VALİ SUÇ İŞLİYOR, YASALARDA BÖYLE BİR YASAK YOK
18 yaşını dolduran her vatandaşın, 'reşit' sayıldığını, kendi hayatını düzenleme hakkına sahip olduğunu anımsatan Akyüz, kız erkek öğrencilerin yaşadıkları evlere neden müdahale edilemeyeceğini, bunu talimat sayan valinin de suç işlediğini belirterek gerekçelerini şöyle sıraladı:
- Anayasa'da devlete gençleri kötü alışkanlıklardan koruma görevi verilirken, bundan kasıt uyuşturucu, ağır derecede alkol bağımlılığı, kumar gibi evrensel hukukun da öngördüğü alışkanlıklardır. Yoksa bir genç ya da değil, bir erkek ve kadının aynı çatı altında kalması 'kötü alışkanlık' maddesine sokulamaz. Kız, erkek yemekhanelerde de bir araya geliyorlar. Kol kola, diz dize oturuyorlar. O zaman yemekhaneleri de, toplu taşım araçlarını da ayıralım; örneğin Marmaray'da tıkış tıkış birbirlerine değerek yolculuk ediyorlar, o zaman orada da cinsiyet ayrımı yapalım.
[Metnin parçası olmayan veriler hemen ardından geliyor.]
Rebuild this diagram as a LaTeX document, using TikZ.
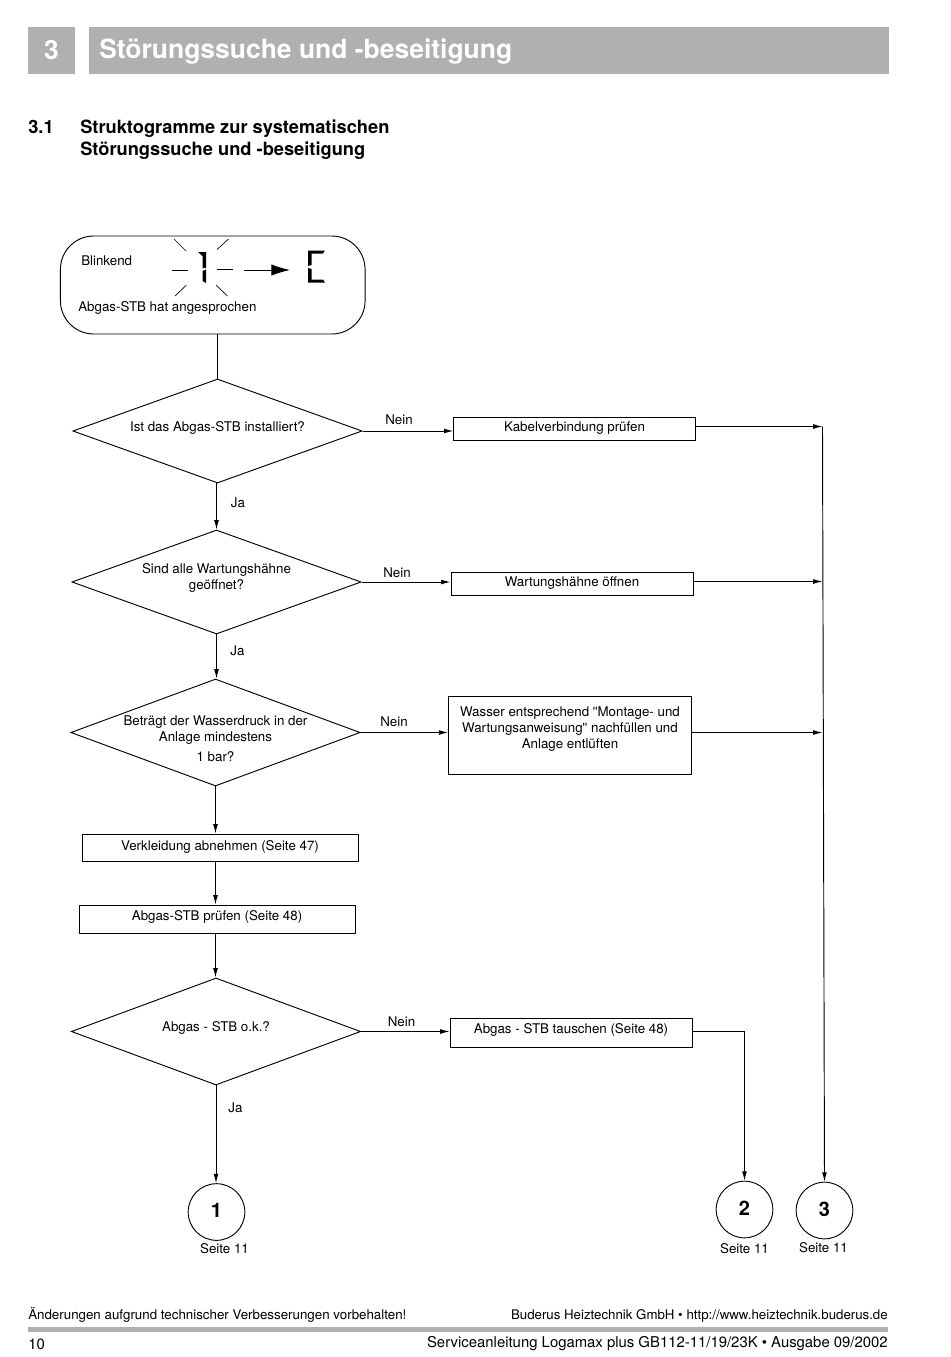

- Kız erkek aynı evde kalmaları, fuhuş, suçuna girer mi? Asla girmez. Çünkü fuhuş, para karşılığı bir erkekle bir kadının birlikte olmasıdır. Bir erkek, cebren ve şiddetle bir kadınla birlikte oluyorsa bu da suçtur. Yoksa bir kadın ya da erkeğin, kendi hür iradesiyle birlikte olması suç değildir.
- Anayasa'da genç kişinin bir tanımı yoktur, bir yaş sınırlaması, belirtisi yoktur. Türk hukukunda 18 yaşın altındaki bireyler, 'çocuk'; 18 yaş üstü herkes ise 'reşit, ergin' sayılır.
- Anayasa ve yasalarda bir hüküm yokken, Başbakan, Cumhurbaşkanı bile olsa söylediği sözleri bir vali emir kabul edemez. Bu açıklamaları bir suçtur. Bir vali sözlü ya da yazılı, kanuna aykırı yönetim yapamaz. Savcılar bununla ilgili harekete geçmelidir.